Symbole de la nouvelle génération de musiciens de Los Angeles, le label Brainfeeder fête ses 10 ans en 2018, avec une compile de 36 titres baptisée “Brainfeeder X”. Une décennie durant laquelle la bande de Californiens menée par Flying Lotus a effacé les frontières entre hip-hop, électro et jazz, façonnant une version moderne de la musique psychédélique. Retour sur l’histoire d’un label qui a déjà connu plusieurs vies.

Pas facile d’exister à Los Angeles pour un musicien. D’autant plus pour un producteur de hip-hop instrumental dans une ville où, de Snoop Dogg à Kendrick Lamar, les idoles ont toujours porté un micro à la main. Ce sont pourtant des hommes de l’ombre, beatmakers et session men, que Brainfeeder a mis en lumière, devenant le fer de lance de ce qu’on a sobrement nommé la Los Angeles beat scene, soit une poignée de producteurs qui écoutaient en boucle DJ Krush, J Dilla ou Massive Attack, et qui ont réimaginé l’abstract hip-hop en insistant sur le côté stoner. Celui qui tient le projecteur, c’est bien sûr son fondateur Flying Lotus, qui, après avoir vu sa renommée internationale grimper en flèche avec son album Los Angeles, sorti sur le prestigieux label britannique Warp en 2008, a décidé d’en faire profiter les copains.

Surnommé “le Jimi Hendrix de la musique électronique” à ses débuts par Mary Anne Hobbs, la grande prêtresse de la BBC, Flying Lotus a en fait suivi une démarche naturelle, lui qui a toujours pu compter sur le soutien des anciens, comme son mentor Carlos Niño d’Ammoncontact, qui avait publié le premier titre du jeune Steve Ellison Two Bottom Blues sur la compilation Carlos Niño Presents the Sound of L.A en 2006. Un disque sur lequel on retrouvait Ras G, Daedelus ou Georgia Anne Muldrow, tous futurs signataires de Brainfeeder, qui partage l’approche et l’esprit d’un autre label hip-hop historique de la région, Stones Throw.

Deux ans auparavant, Flying Lotus, alors en école de cinéma, était stagiaire dans les bureaux du label de Madlib et Dâm-Funk.
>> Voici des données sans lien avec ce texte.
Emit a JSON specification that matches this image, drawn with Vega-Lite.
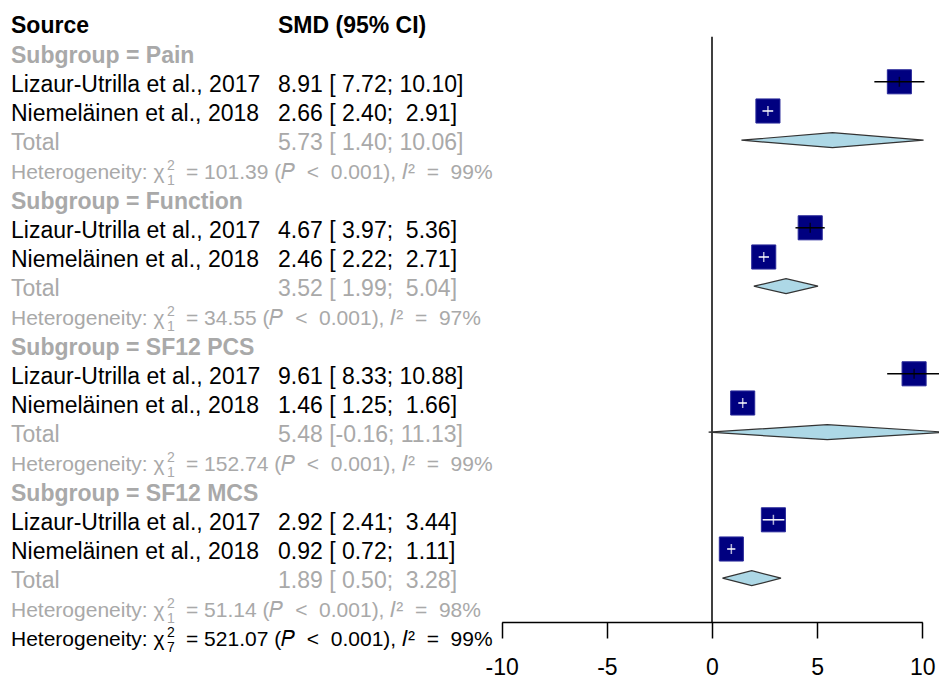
{
  "$schema": "https://vega.github.io/schema/vega-lite/v6.json",
  "width": 939,
  "height": 622,
  "autosize": {"type": "none"},
  "padding": {"left": 0, "top": 0, "right": 0, "bottom": 57},
  "background": "white",
  "data": {
    "values": [
      {"row": 0, "kind": "header", "label": "Source", "smd": "SMD (95% CI)"},
      {"row": 1, "kind": "subgroup", "label": "Subgroup = Pain"},
      {"row": 2, "kind": "study", "label": "Lizaur-Utrilla et al., 2017", "smd": "8.91 [ 7.72; 10.10]", "est": 8.91, "lower": 7.72, "upper": 10.10},
      {"row": 3, "kind": "study", "label": "Niemeläinen et al., 2018", "smd": "2.66 [ 2.40;\u00a0 2.91]", "est": 2.66, "lower": 2.40, "upper": 2.91},
      {"row": 4, "kind": "total", "label": "Total", "smd": "5.73 [ 1.40; 10.06]", "est": 5.73, "lower": 1.40, "upper": 10.06},
      {"row": 5, "kind": "het", "df": "1", "het": "= 101.39 (𝑃\u00a0 <\u00a0 0.001), 𝐼² \u00a0=\u00a0 99%"},
      {"row": 6, "kind": "subgroup", "label": "Subgroup = Function"},
      {"row": 7, "kind": "study", "label": "Lizaur-Utrilla et al., 2017", "smd": "4.67 [ 3.97;\u00a0 5.36]", "est": 4.67, "lower": 3.97, "upper": 5.36},
      {"row": 8, "kind": "study", "label": "Niemeläinen et al., 2018", "smd": "2.46 [ 2.22;\u00a0 2.71]", "est": 2.46, "lower": 2.22, "upper": 2.71},
      {"row": 9, "kind": "total", "label": "Total", "smd": "3.52 [ 1.99;\u00a0 5.04]", "est": 3.52, "lower": 1.99, "upper": 5.04},
      {"row": 10, "kind": "het", "df": "1", "het": "= 34.55 (𝑃\u00a0 <\u00a0 0.001), 𝐼² \u00a0=\u00a0 97%"},
      {"row": 11, "kind": "subgroup", "label": "Subgroup = SF12 PCS"},
      {"row": 12, "kind": "study", "label": "Lizaur-Utrilla et al., 2017", "smd": "9.61 [ 8.33; 10.88]", "est": 9.61, "lower": 8.33, "upper": 10.88},
      {"row": 13, "kind": "study", "label": "Niemeläinen et al., 2018", "smd": "1.46 [ 1.25;\u00a0 1.66]", "est": 1.46, "lower": 1.25, "upper": 1.66},
      {"row": 14, "kind": "total", "label": "Total", "smd": "5.48 [-0.16; 11.13]", "est": 5.48, "lower": -0.16, "upper": 11.13},
      {"row": 15, "kind": "het", "df": "1", "het": "= 152.74 (𝑃\u00a0 <\u00a0 0.001), 𝐼² \u00a0=\u00a0 99%"},
      {"row": 16, "kind": "subgroup", "label": "Subgroup = SF12 MCS"},
      {"row": 17, "kind": "study", "label": "Lizaur-Utrilla et al., 2017", "smd": "2.92 [ 2.41;\u00a0 3.44]", "est": 2.92, "lower": 2.41, "upper": 3.44},
      {"row": 18, "kind": "study", "label": "Niemeläinen et al., 2018", "smd": "0.92 [ 0.72;\u00a0 1.11]", "est": 0.92, "lower": 0.72, "upper": 1.11},
      {"row": 19, "kind": "total", "label": "Total", "smd": "1.89 [ 0.50;\u00a0 3.28]", "est": 1.89, "lower": 0.50, "upper": 3.28},
      {"row": 20, "kind": "het", "df": "1", "het": "= 51.14 (𝑃\u00a0 <\u00a0 0.001), 𝐼² \u00a0=\u00a0 98%"},
      {"row": 21, "kind": "overall", "df": "7", "het": "= 521.07 (𝑃\u00a0 <\u00a0 0.001), 𝐼² \u00a0=\u00a0 99%"}
    ]
  },
  "layer": [
    {
      "layer": [
        {
          "transform": [{"filter": "datum.kind === 'header' || datum.kind === 'subgroup'"}],
          "mark": {"type": "text", "align": "left", "baseline": "alphabetic", "dy": 10, "fontSize": 23, "fontWeight": "bold", "font": "Liberation Sans"},
          "encoding": {
            "x": {"datum": "label", "type": "nominal", "scale": {"type": "point", "domain": ["label", "smd"], "range": [11, 278], "padding": 0}, "axis": null},
            "y": {"field": "row", "type": "quantitative", "scale": {"domain": [-0.801, 20.5], "reverse": true, "nice": false, "zero": false}, "axis": null},
            "text": {"field": "label"},
            "color": {"condition": {"test": "datum.kind === 'header'", "value": "black"}, "value": "#A9A9A9"}
          }
        },
        {
          "transform": [{"filter": "datum.kind === 'header'"}],
          "mark": {"type": "text", "align": "left", "baseline": "alphabetic", "dy": 10, "fontSize": 23, "fontWeight": "bold", "font": "Liberation Sans", "color": "black"},
          "encoding": {
            "x": {"datum": "smd", "type": "nominal"},
            "y": {"field": "row", "type": "quantitative"},
            "text": {"field": "smd"}
          }
        },
        {
          "transform": [{"filter": "datum.kind === 'study' || datum.kind === 'total'"}],
          "mark": {"type": "text", "align": "left", "baseline": "alphabetic", "dy": 10, "fontSize": 23, "font": "Liberation Sans"},
          "encoding": {
            "x": {"datum": "label", "type": "nominal"},
            "y": {"field": "row", "type": "quantitative"},
            "text": {"field": "label"},
            "color": {"condition": {"test": "datum.kind === 'study'", "value": "black"}, "value": "#A9A9A9"}
          }
        },
        {
          "transform": [{"filter": "datum.kind === 'study' || datum.kind === 'total'"}],
          "mark": {"type": "text", "align": "left", "baseline": "alphabetic", "dy": 10, "fontSize": 23, "font": "Liberation Sans"},
          "encoding": {
            "x": {"datum": "smd", "type": "nominal"},
            "y": {"field": "row", "type": "quantitative"},
            "text": {"field": "smd"},
            "color": {"condition": {"test": "datum.kind === 'study'", "value": "black"}, "value": "#A9A9A9"}
          }
        },
        {
          "transform": [{"filter": "datum.kind === 'het' || datum.kind === 'overall'"}],
          "mark": {"type": "text", "align": "left", "baseline": "alphabetic", "dy": 9.5, "fontSize": 21, "font": "Liberation Sans"},
          "encoding": {
            "x": {"datum": "label", "type": "nominal"},
            "y": {"field": "row", "type": "quantitative"},
            "text": {"value": "Heterogeneity: χ"},
            "color": {"condition": {"test": "datum.kind === 'overall'", "value": "black"}, "value": "#A9A9A9"}
          }
        },
        {
          "transform": [{"filter": "datum.kind === 'het' || datum.kind === 'overall'"}],
          "mark": {"type": "text", "align": "left", "baseline": "alphabetic", "dx": 156, "dy": 0.5, "fontSize": 14, "font": "Liberation Sans"},
          "encoding": {
            "x": {"datum": "label", "type": "nominal"},
            "y": {"field": "row", "type": "quantitative"},
            "text": {"value": "2"},
            "color": {"condition": {"test": "datum.kind === 'overall'", "value": "black"}, "value": "#A9A9A9"}
          }
        },
        {
          "transform": [{"filter": "datum.kind === 'het' || datum.kind === 'overall'"}],
          "mark": {"type": "text", "align": "left", "baseline": "alphabetic", "dx": 156, "dy": 15.5, "fontSize": 14, "font": "Liberation Sans"},
          "encoding": {
            "x": {"datum": "label", "type": "nominal"},
            "y": {"field": "row", "type": "quantitative"},
            "text": {"field": "df"},
            "color": {"condition": {"test": "datum.kind === 'overall'", "value": "black"}, "value": "#A9A9A9"}
          }
        },
        {
          "transform": [{"filter": "datum.kind === 'het' || datum.kind === 'overall'"}],
          "mark": {"type": "text", "align": "left", "baseline": "alphabetic", "dx": 175, "dy": 9.5, "fontSize": 21, "font": "Liberation Sans"},
          "encoding": {
            "x": {"datum": "label", "type": "nominal"},
            "y": {"field": "row", "type": "quantitative"},
            "text": {"field": "het"},
            "color": {"condition": {"test": "datum.kind === 'overall'", "value": "black"}, "value": "#A9A9A9"}
          }
        }
      ]
    },
    {
      "layer": [
        {
          "data": {"values": [{}]},
          "mark": {"type": "rule", "color": "black", "strokeWidth": 1.5},
          "encoding": {
            "x": {"datum": 0, "type": "quantitative", "scale": {"domain": [-10, 10], "range": [501.7, 922.3], "nice": false, "zero": false}, "axis": {"values": [-10, -5, 0, 5, 10], "title": null, "orient": "bottom", "labelExpr": "'' + datum.value"}},
            "y": {"datum": 0.455, "type": "quantitative"},
            "y2": {"datum": 20.5}
          }
        },
        {
          "transform": [
            {"filter": "datum.kind === 'total'"},
            {"fold": ["lower", "est", "upper"], "as": ["vertex", "xv"]},
            {"calculate": "datum.vertex === 'est' ? datum.row - 0.257 : datum.row", "as": "ytop"},
            {"calculate": "datum.vertex === 'est' ? datum.row + 0.257 : datum.row", "as": "ybot"}
          ],
          "mark": {"type": "area", "orient": "vertical", "fill": "#ADD8E6", "stroke": "#333333", "strokeWidth": 1.2, "fillOpacity": 1, "opacity": 1},
          "encoding": {
            "x": {"field": "xv", "type": "quantitative", "title": null},
            "y": {"field": "ytop", "type": "quantitative"},
            "y2": {"field": "ybot"},
            "detail": {"field": "row", "type": "nominal"}
          }
        },
        {
          "transform": [{"filter": "datum.kind === 'study'"}],
          "mark": {"type": "point", "shape": "square", "filled": true, "fill": "#000080", "stroke": "#2a2a9a", "strokeWidth": 1, "opacity": 1, "size": 580},
          "encoding": {
            "x": {"field": "est", "type": "quantitative", "title": null},
            "y": {"field": "row", "type": "quantitative"}
          }
        },
        {
          "transform": [{"filter": "datum.kind === 'study'"}],
          "mark": {"type": "rule", "strokeWidth": 1.5},
          "encoding": {
            "x": {"field": "lower", "type": "quantitative", "title": null},
            "x2": {"field": "upper"},
            "y": {"field": "row", "type": "quantitative"},
            "color": {"condition": {"test": "datum.upper - datum.lower < 1.15", "value": "white"}, "value": "black"}
          }
        },
        {
          "transform": [{"filter": "datum.kind === 'study'"}],
          "mark": {"type": "tick", "orient": "vertical", "size": 10, "thickness": 1.5},
          "encoding": {
            "x": {"field": "est", "type": "quantitative", "title": null},
            "y": {"field": "row", "type": "quantitative"},
            "color": {"condition": {"test": "datum.upper - datum.lower < 1.15", "value": "white"}, "value": "black"}
          }
        }
      ]
    }
  ],
  "resolve": {"scale": {"x": "independent"}, "axis": {"x": "independent"}},
  "config": {
    "view": {"stroke": null},
    "font": "Liberation Sans",
    "axisX": {
      "domainColor": "black",
      "domainWidth": 1.5,
      "tickColor": "black",
      "tickWidth": 1.5,
      "tickSize": 16,
      "labelFontSize": 23,
      "labelColor": "black",
      "labelFont": "Liberation Sans",
      "labelPadding": 18,
      "grid": false,
      "labelFlush": false,
      "labelOverlap": false
    }
  }
}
Le boss Peanut Butter Wolf l’avait chargé de filmer les concerts des artistes maisons, comme celui de MF Doom en 2004, lors duquel il rencontra The Gaslamp Killer, qui deviendra une des figures de Brainfeeder, et produira avec FlyLo l’album ovni de Gonjasufi, A Sufi and a Killer, en 2010 chez Warp. “Je ne savais pas qu’il faisait des beats, raconte Gaslamp Killer. C’est Peanut Butter Wolf qui m’a fait écouter ses sons pour la première fois et j’ai trouvé ça incroyable. On était bookés ensemble deux mois plus tard et on est devenus amis. Il a vu que Samiyam, Ras G et moi n’arrivions pas à sortir notre musique, que personne ne voulait de nous. Et quand il a signé chez Warp, il a décidé de monter un label pour ses amis et il a sorti nos disques avec le peu d’argent qu’il avait. Il essaye de souder la communauté, il a ce talent pour réunir les gens. C'est lui qui a fait monter cette scène LA beat. Quand il fait quelque chose de bon, c’est toute la ville qui en profite.” “Sans Stones Throw, ça aurait été une autre histoire à L.A, confirme FlyLo. Leur maison a aidé à construire la mienne. Et je pense que j'aide aussi d'autres gens à obtenir des dates grâce à mon travail. Si tout le monde pouvait aider à faire avancer la musique, ce serait le bonheur.”

Chez Stones Throw, Flying Lotus observe le fonctionnement du label, tout en rêvant à du hip-hop sans MC. A l’époque, il est installé à Das Bauhaus, à Northridge, un complexe d’appartements loués à des artistes, étudiants, musiciens au Nord-Ouest de LA. Ses voisins ? Adam Stover, qui bosse dans le magasin de disques Tower Records et deviendra le label manager de Brainfeeder, Teebs et Samiyam, qui feront partie des premières signatures. En 2008, le label est officiellement lancé avec, au mois de mai, Rap Beats Vol.1 par Samiyam, et reçoit tout de suite un coup de main bienvenu de la part d’un autre ancien, Kevin Marques Moo, alias Daddy Kev, fondateur du label Alpha Pulp en 2004, éditeur des albums de Nosaj Thing, Daedelus, Free The Robots ou Nobody, qui leur propose de gérer la distribution digitale de leurs disques.